■音楽劇『ライムライト』vol.4■
石丸幹二が主演する音楽劇『ライムライト』が7月5日、東京・シアタークリエで開幕した。喜劇王・チャップリンの晩年の傑作映画を、世界で初めて舞台化する注目の作品だ。
物語は落ちぶれた老芸人・カルヴェロと、若きバレリーナ・テリーの純愛を描くもの。もとが映画作品であることを意識してか、フィルムの回転する音で始まるこの舞台はしかし、"チャップリンの映画"という印象に縛られることなく、物語の本質を掘り下げることで、新たな『ライムライト』の世界を再構築した。たとえば、石丸扮するカルヴェロには、ちょび髭といったいかにもチャップリンなアイコンはない。だが逆に、その純化した物語の中にこそ、チャップリンの精神が浮き彫りになるようだ。それは人生の悲哀を見つめながらも、日々をけなげに生きる人間に深い愛情を注ぐ、優しいまなざしだ。登場人物たちが時に自分に言い聞かせ、時に相手を励ます言葉は美しくシンプルで、心を打たれる瞬間が何度も訪れる。
音楽も美しい。何度もリフレインされる名曲『エターナリー』は、その都度、甘さや切なさを運んでくる。また、カルヴェロが最後の舞台で歌うナンバー『You are the Song』はとりわけ祈りのような崇高さで響く。もともとチャップリンの未発表作『The freak』のためのこの曲が効果的に活きた。さらにこれらチャップリンが作った音楽に加え、荻野清子が書き下ろしたナンバーが美しく溶け合い、作品世界を色づける。"音楽劇"という手法が物語に見事にマッチした。
その美しい世界の中、少数精鋭のキャストが、それぞれの個性と実力を存分に発揮する。

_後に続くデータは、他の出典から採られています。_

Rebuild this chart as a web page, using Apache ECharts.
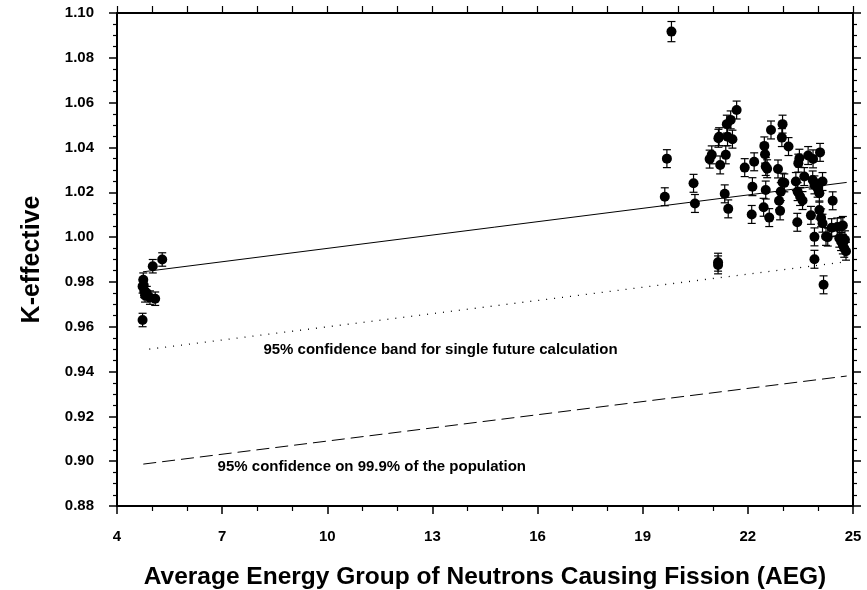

石丸は、かつての名声を失い忘れ去られた老芸人を、諦観と悲哀と、それでも舞台にしがみつきたい舞台人の"さが"と...複雑に重なる感情を丁寧に演じる。足が動かなくなったことを悲観し自殺をはかったバレリーナ・テリーを演じる野々すみ花の透明感と愛の深さも心に響く。ともに舞台に生き、舞台で挫折をしたこのふたりが深い愛で繋がっていくのは、非常に説得力があった。
穏やかに綴られる物語だが、その中にも舞台芸術のシビアさなど、ヒリっと胸を刺す感情もある。だがその痛みすら、物語全編にただようノスタルジーがやわらかく包む。それは、苦しみや悲しみさえもひっくるめて、人生は美しいということを訴えかけているかのようだった。
公演は15日(水)まで同所にて。その後各地公演あり。